* **EXERCISE DESCRIPTION**
Word for word, repeat the entries, minus the pictures.
------ GIVEN DATA
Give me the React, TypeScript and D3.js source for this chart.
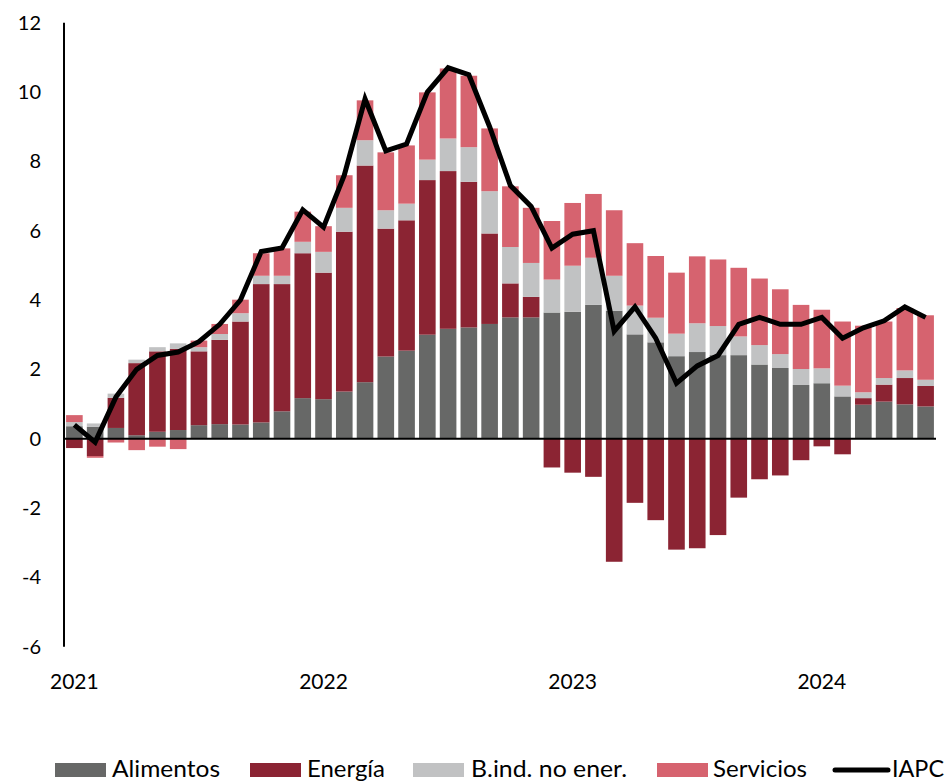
import React from "react";
import * as d3 from "d3";

const months = [
  "2021-01","2021-02","2021-03","2021-04","2021-05","2021-06","2021-07","2021-08","2021-09","2021-10","2021-11","2021-12",
  "2022-01","2022-02","2022-03","2022-04","2022-05","2022-06","2022-07","2022-08","2022-09","2022-10","2022-11","2022-12",
  "2023-01","2023-02","2023-03","2023-04","2023-05","2023-06","2023-07","2023-08","2023-09","2023-10","2023-11","2023-12",
  "2024-01","2024-02","2024-03","2024-04","2024-05","2024-06",
];

const alimentos = [
  0.36, 0.34, 0.31, 0.1, 0.2, 0.25, 0.39, 0.42, 0.41, 0.47, 0.79, 1.17,
  1.14, 1.36, 1.63, 2.37, 2.54, 3.0, 3.17, 3.21, 3.31, 3.5, 3.5, 3.64,
  3.66, 3.86, 3.69, 3.01, 2.78, 2.38, 2.5, 2.41, 2.41, 2.14, 2.04, 1.55,
  1.6, 1.22, 0.98, 1.07, 0.99, 0.93,
];
const energia = [
  -0.27, -0.5, 0.87, 2.08, 2.32, 2.34, 2.13, 2.43, 2.97, 3.99, 3.67, 4.18,
  3.65, 4.61, 6.25, 3.69, 3.76, 4.46, 4.55, 4.2, 2.61, 0.98, 0.59, -0.83,
  -0.98, -1.1, -3.55, -1.85, -2.35, -3.2, -3.16, -2.78, -1.7, -1.17, -1.06, -0.62,
  -0.22, -0.45, 0.19, 0.49, 0.76, 0.59,
];
const bienes = [
  0.12, 0.1, 0.12, 0.1, 0.12, 0.16, 0.12, 0.17, 0.24, 0.24, 0.24, 0.33,
  0.6, 0.69, 0.73, 0.53, 0.48, 0.59, 0.94, 1.0, 1.22, 1.05, 0.98, 0.95,
  1.33, 1.36, 1.01, 0.83, 0.71, 0.65, 0.83, 0.84, 0.54, 0.56, 0.4, 0.46,
  0.43, 0.31, 0.17, 0.19, 0.22, 0.18,
];
const servicios = [
  0.2, -0.05, -0.11, -0.33, -0.23, -0.3, 0.19, 0.29, 0.39, 0.65, 0.79, 0.87,
  0.74, 0.94, 1.15, 1.67, 1.68, 1.94, 2.02, 2.06, 1.81, 1.75, 1.59, 1.69,
  1.81, 1.84, 1.89, 1.8, 1.78, 1.76, 1.93, 1.92, 1.98, 1.92, 1.87, 1.85,
  1.69, 1.85, 1.92, 1.63, 1.8, 1.86,
];
const iapc = [
  0.4, -0.1, 1.2, 2.0, 2.4, 2.5, 2.8, 3.3, 4.0, 5.4, 5.5, 6.6,
  6.1, 7.6, 9.8, 8.3, 8.5, 10.0, 10.7, 10.5, 9.0, 7.3, 6.7, 5.5,
  5.9, 6.0, 3.1, 3.8, 2.9, 1.6, 2.1, 2.4, 3.3, 3.5, 3.3, 3.3,
  3.5, 2.9, 3.2, 3.4, 3.8, 3.5,
];

const yTicks = [12, 10, 8, 6, 4, 2, 0, -2, -4, -6];
const yearLabels = ["2021", "2022", "2023", "2024"];

const seriesKeys = ["alimentos", "energia", "bienes", "servicios"];
const seriesNames = ["Alimentos", "Energía", "B.ind. no ener.", "Servicios"];
const lineName = "IAPC";
const colors = ["#676867", "#8B2433", "#C1C2C3", "#D6636F"];

const FONT = "Lato, 'Open Sans', sans-serif";

export default function App() {
  const width = 951;
  const height = 783;
  const left = 64;
  const right = 936;
  const yTop = 22.7;
  const yBottom = 646.7;

  const rows = months.map((m, i) => ({
    month: m,
    alimentos: alimentos[i],
    energia: energia[i],
    bienes: bienes[i],
    servicios: servicios[i],
  }));

  const x = d3
    .scaleBand<string>()
    .domain(months)
    .range([left, right])
    .paddingInner(0.2)
    .paddingOuter(0.1);

  const y = d3.scaleLinear().domain([-6, 12]).range([yBottom, yTop]);

  const stack = d3
    .stack<any>()
    .keys(seriesKeys)
    .offset(d3.stackOffsetDiverging);
  const layers = stack(rows);

  const line = d3
    .line<number>()
    .x((_, i) => (x(months[i]) as number) + x.bandwidth() / 2)
    .y((d) => y(d))
    .curve(d3.curveLinear);

  const legendItems = [
    { sx: 55, tx: 112, w: 108, label: seriesNames[0], color: colors[0] },
    { sx: 250, tx: 307, w: 78, label: seriesNames[1], color: colors[1] },
    { sx: 413, tx: 471, w: 156, label: seriesNames[2], color: colors[2] },
    { sx: 657, tx: 713, w: 94, label: seriesNames[3], color: colors[3] },
  ];

  return (
    <svg
      width={width}
      height={height}
      style={{ position: "absolute", left: 0, top: 0, background: "#fff" }}
      fontFamily={FONT}
    >
      {layers.map((layer, li) => (
        <g key={layer.key} fill={colors[li]}>
          {layer.map((d, i) => {
            const y0 = y(d[0]);
            const y1 = y(d[1]);
            const h = Math.abs(y0 - y1);
            if (h < 0.01) return null;
            return (
              <rect
                key={i}
                x={x(months[i])}
                y={Math.min(y0, y1)}
                width={x.bandwidth()}
                height={h}
              />
            );
          })}
        </g>
      ))}

      {/* zero line */}
      <line x1={left} x2={right} y1={y(0)} y2={y(0)} stroke="#000" strokeWidth={2} />
      {/* y axis */}
      <line x1={left} x2={left} y1={yTop} y2={yBottom} stroke="#000" strokeWidth={2} />

      {/* IAPC line */}
      <path
        d={line(iapc) || ""}
        fill="none"
        stroke="#000"
        strokeWidth={5}
        strokeLinejoin="miter"
        strokeLinecap="butt"
      />

      {/* y tick labels */}
      {yTicks.map((t) => (
        <text
          key={t}
          x={41}
          y={y(t)}
          dy="0.35em"
          textAnchor="end"
          fontSize={20}
          fill="#000"
        >
          {t}
        </text>
      ))}

      {/* year labels */}
      {yearLabels.map((lab, k) => (
        <text
          key={lab}
          x={(x(months[k * 12]) as number) + x.bandwidth() / 2}
          y={689}
          textAnchor="middle"
          fontSize={21}
          fill="#000"
        >
          {lab}
        </text>
      ))}

      {/* legend */}
      {legendItems.map((it) => (
        <g key={it.label}>
          <rect x={it.sx} y={763} width={51} height={14} fill={it.color} />
          <text
            x={it.tx}
            y={777}
            fontSize={23.5}
            fill="#000"
            textLength={it.w}
            lengthAdjust="spacingAndGlyphs"
          >
            {it.label}
          </text>
        </g>
      ))}
      <line
        x1={835}
        x2={888}
        y1={770}
        y2={770}
        stroke="#000"
        strokeWidth={5}
        strokeLinecap="round"
      />
      <text
        x={892}
        y={777}
        fontSize={23.5}
        fill="#000"
        textLength={52}
        lengthAdjust="spacingAndGlyphs"
      >
        {lineName}
      </text>
    </svg>
  );
}
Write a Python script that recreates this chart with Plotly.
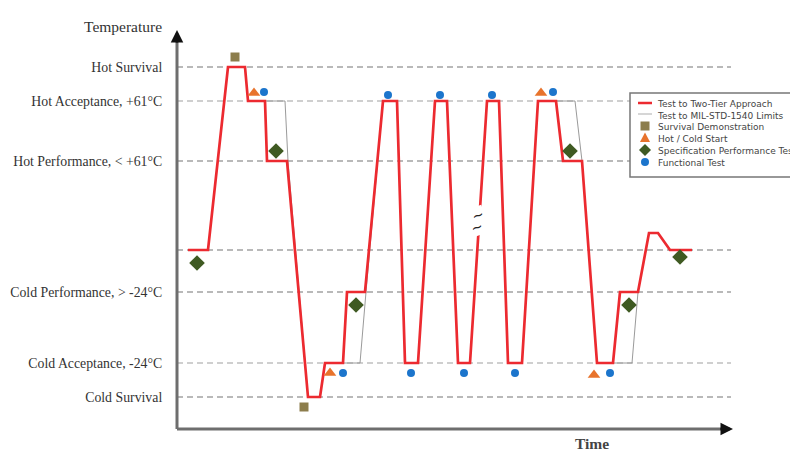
------------
* **SOLUTION FOR THIS PROBLEM**
Give me the React, TypeScript and D3.js source for this chart.
import React from "react";
import * as d3 from "d3";

const months = [
  "2021-01","2021-02","2021-03","2021-04","2021-05","2021-06","2021-07","2021-08","2021-09","2021-10","2021-11","2021-12",
  "2022-01","2022-02","2022-03","2022-04","2022-05","2022-06","2022-07","2022-08","2022-09","2022-10","2022-11","2022-12",
  "2023-01","2023-02","2023-03","2023-04","2023-05","2023-06","2023-07","2023-08","2023-09","2023-10","2023-11","2023-12",
  "2024-01","2024-02","2024-03","2024-04","2024-05","2024-06",
];

const alimentos = [
  0.36, 0.34, 0.31, 0.1, 0.2, 0.25, 0.39, 0.42, 0.41, 0.47, 0.79, 1.17,
  1.14, 1.36, 1.63, 2.37, 2.54, 3.0, 3.17, 3.21, 3.31, 3.5, 3.5, 3.64,
  3.66, 3.86, 3.69, 3.01, 2.78, 2.38, 2.5, 2.41, 2.41, 2.14, 2.04, 1.55,
  1.6, 1.22, 0.98, 1.07, 0.99, 0.93,
];
const energia = [
  -0.27, -0.5, 0.87, 2.08, 2.32, 2.34, 2.13, 2.43, 2.97, 3.99, 3.67, 4.18,
  3.65, 4.61, 6.25, 3.69, 3.76, 4.46, 4.55, 4.2, 2.61, 0.98, 0.59, -0.83,
  -0.98, -1.1, -3.55, -1.85, -2.35, -3.2, -3.16, -2.78, -1.7, -1.17, -1.06, -0.62,
  -0.22, -0.45, 0.19, 0.49, 0.76, 0.59,
];
const bienes = [
  0.12, 0.1, 0.12, 0.1, 0.12, 0.16, 0.12, 0.17, 0.24, 0.24, 0.24, 0.33,
  0.6, 0.69, 0.73, 0.53, 0.48, 0.59, 0.94, 1.0, 1.22, 1.05, 0.98, 0.95,
  1.33, 1.36, 1.01, 0.83, 0.71, 0.65, 0.83, 0.84, 0.54, 0.56, 0.4, 0.46,
  0.43, 0.31, 0.17, 0.19, 0.22, 0.18,
];
const servicios = [
  0.2, -0.05, -0.11, -0.33, -0.23, -0.3, 0.19, 0.29, 0.39, 0.65, 0.79, 0.87,
  0.74, 0.94, 1.15, 1.67, 1.68, 1.94, 2.02, 2.06, 1.81, 1.75, 1.59, 1.69,
  1.81, 1.84, 1.89, 1.8, 1.78, 1.76, 1.93, 1.92, 1.98, 1.92, 1.87, 1.85,
  1.69, 1.85, 1.92, 1.63, 1.8, 1.86,
];
const iapc = [
  0.4, -0.1, 1.2, 2.0, 2.4, 2.5, 2.8, 3.3, 4.0, 5.4, 5.5, 6.6,
  6.1, 7.6, 9.8, 8.3, 8.5, 10.0, 10.7, 10.5, 9.0, 7.3, 6.7, 5.5,
  5.9, 6.0, 3.1, 3.8, 2.9, 1.6, 2.1, 2.4, 3.3, 3.5, 3.3, 3.3,
  3.5, 2.9, 3.2, 3.4, 3.8, 3.5,
];

const yTicks = [12, 10, 8, 6, 4, 2, 0, -2, -4, -6];
const yearLabels = ["2021", "2022", "2023", "2024"];

const seriesKeys = ["alimentos", "energia", "bienes", "servicios"];
const seriesNames = ["Alimentos", "Energía", "B.ind. no ener.", "Servicios"];
const lineName = "IAPC";
const colors = ["#676867", "#8B2433", "#C1C2C3", "#D6636F"];

const FONT = "Lato, 'Open Sans', sans-serif";

export default function App() {
  const width = 951;
  const height = 783;
  const left = 64;
  const right = 936;
  const yTop = 22.7;
  const yBottom = 646.7;

  const rows = months.map((m, i) => ({
    month: m,
    alimentos: alimentos[i],
    energia: energia[i],
    bienes: bienes[i],
    servicios: servicios[i],
  }));

  const x = d3
    .scaleBand<string>()
    .domain(months)
    .range([left, right])
    .paddingInner(0.2)
    .paddingOuter(0.1);

  const y = d3.scaleLinear().domain([-6, 12]).range([yBottom, yTop]);

  const stack = d3
    .stack<any>()
    .keys(seriesKeys)
    .offset(d3.stackOffsetDiverging);
  const layers = stack(rows);

  const line = d3
    .line<number>()
    .x((_, i) => (x(months[i]) as number) + x.bandwidth() / 2)
    .y((d) => y(d))
    .curve(d3.curveLinear);

  const legendItems = [
    { sx: 55, tx: 112, w: 108, label: seriesNames[0], color: colors[0] },
    { sx: 250, tx: 307, w: 78, label: seriesNames[1], color: colors[1] },
    { sx: 413, tx: 471, w: 156, label: seriesNames[2], color: colors[2] },
    { sx: 657, tx: 713, w: 94, label: seriesNames[3], color: colors[3] },
  ];

  return (
    <svg
      width={width}
      height={height}
      style={{ position: "absolute", left: 0, top: 0, background: "#fff" }}
      fontFamily={FONT}
    >
      {layers.map((layer, li) => (
        <g key={layer.key} fill={colors[li]}>
          {layer.map((d, i) => {
            const y0 = y(d[0]);
            const y1 = y(d[1]);
            const h = Math.abs(y0 - y1);
            if (h < 0.01) return null;
            return (
              <rect
                key={i}
                x={x(months[i])}
                y={Math.min(y0, y1)}
                width={x.bandwidth()}
                height={h}
              />
            );
          })}
        </g>
      ))}

      {/* zero line */}
      <line x1={left} x2={right} y1={y(0)} y2={y(0)} stroke="#000" strokeWidth={2} />
      {/* y axis */}
      <line x1={left} x2={left} y1={yTop} y2={yBottom} stroke="#000" strokeWidth={2} />

      {/* IAPC line */}
      <path
        d={line(iapc) || ""}
        fill="none"
        stroke="#000"
        strokeWidth={5}
        strokeLinejoin="miter"
        strokeLinecap="butt"
      />

      {/* y tick labels */}
      {yTicks.map((t) => (
        <text
          key={t}
          x={41}
          y={y(t)}
          dy="0.35em"
          textAnchor="end"
          fontSize={20}
          fill="#000"
        >
          {t}
        </text>
      ))}

      {/* year labels */}
      {yearLabels.map((lab, k) => (
        <text
          key={lab}
          x={(x(months[k * 12]) as number) + x.bandwidth() / 2}
          y={689}
          textAnchor="middle"
          fontSize={21}
          fill="#000"
        >
          {lab}
        </text>
      ))}

      {/* legend */}
      {legendItems.map((it) => (
        <g key={it.label}>
          <rect x={it.sx} y={763} width={51} height={14} fill={it.color} />
          <text
            x={it.tx}
            y={777}
            fontSize={23.5}
            fill="#000"
            textLength={it.w}
            lengthAdjust="spacingAndGlyphs"
          >
            {it.label}
          </text>
        </g>
      ))}
      <line
        x1={835}
        x2={888}
        y1={770}
        y2={770}
        stroke="#000"
        strokeWidth={5}
        strokeLinecap="round"
      />
      <text
        x={892}
        y={777}
        fontSize={23.5}
        fill="#000"
        textLength={52}
        lengthAdjust="spacingAndGlyphs"
      >
        {lineName}
      </text>
    </svg>
  );
}
Write a Python script that recreates this chart with Plotly.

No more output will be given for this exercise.